Soon to be mommy's are waiting to meet their babies.

Everyone is waiting.

At this time of the year, more than any other, I can feel the tension in the air.  I feel the anticipation, and I love it!  

It is in the waiting that I find joy, perhaps not always happiness, but always joy.  There is a difference.

You may not find happiness in waiting in lines, waiting for traffic, or waiting for things to go on sale.  You may not find happiness in waiting for the kids to go to bed so you can do all the things that need to be done that their little eyes shouldn't see.  But you just might find joy.

There is joy in knowing you are doing something special for someone you love.  There is joy  when you find the perfect gift.  There is joy when you stay up late to make a special memory for your child.  There is joy when you give grace to a stranger in a store who certainly didn't deserve it and may not even recognize.  There is joy.  

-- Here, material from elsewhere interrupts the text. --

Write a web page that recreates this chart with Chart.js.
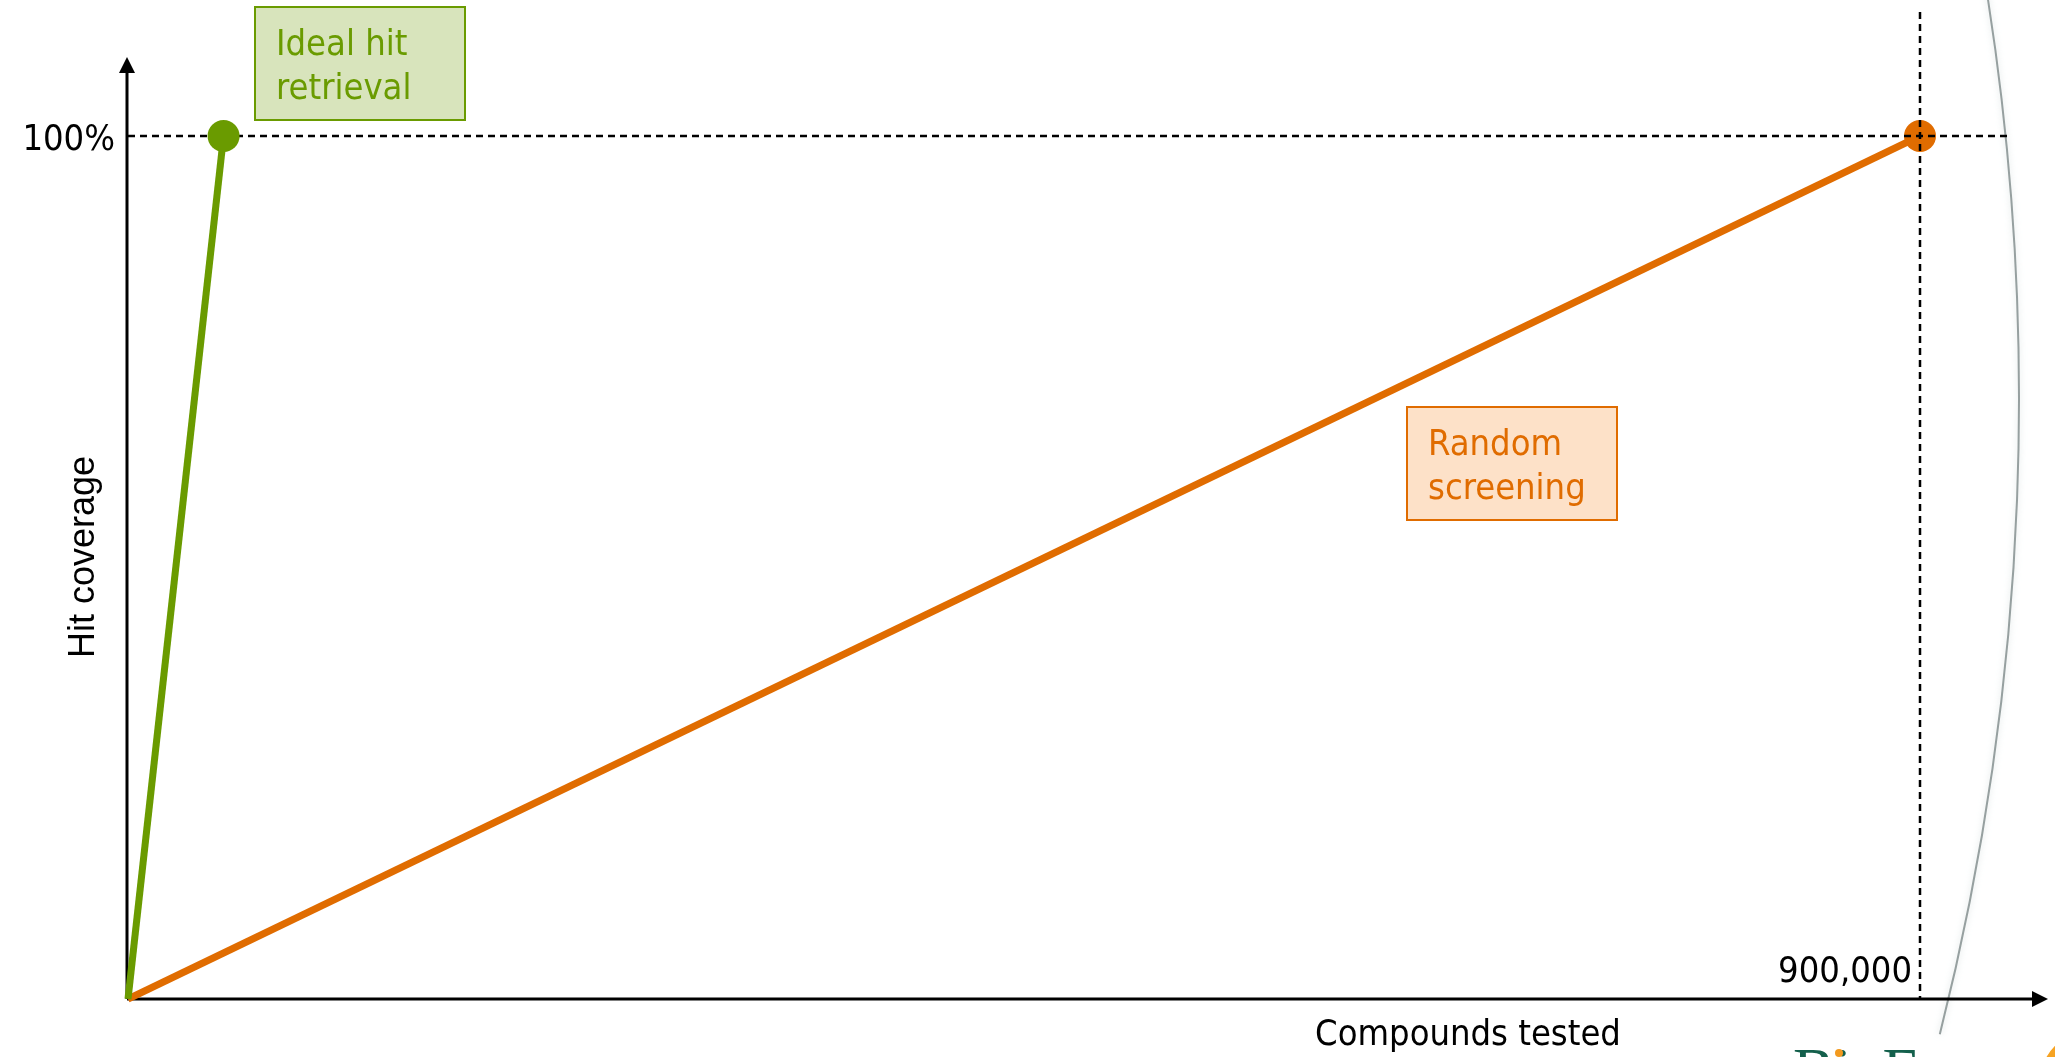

There is joy in the eyes of your heavenly father each and every time he sees you do one of these seemingly endless things we do during the Holidays.  

So many people argue that Christmas today is too commercialized, to secular, and I don't disagree.  But remember, God does calls his people to celebrate.  He called the Israelites to hold festivals that often lasted for days if not weeks, to celebrate, to all congregate at one place and have a big old party!  And I bet it was crowded, and traffic was horrible (SO glad the car I was stuck behind today wasn't a donkey with bad gas!).  I bet there were times during those festivals that tempers were quick, schedules were busy and people just wanted quiet.  But God wanted them to celebrate!  He commanded them to celebrate, not just for a day, but for days on end.  And there was joy.

Imagine, just imagine how much those young little children of Israel must have anticipated those festivals, counting down the days till they would leave.  Just waiting.  How the moms and dads must have had SO MUCH to do to prepare to travel (BY FOOT) to  where the festival was being held.  Think about how the families they were traveling to see, distant relatives, they only saw during the festivals, must have waited so anxiously for them to come.  Just waiting.

The Israelites spent centuries just waiting.  Waiting for a messiah, a savior, someone who would rescue them and set them free.  And come he did, though not in the way they thought he would.  

We are promised in the scriptures that this messiah, this savior will come again, and so we find ourselves once again waiting.  

Just waiting.

Sometimes I am struck by how little has changed in the last 2000 years.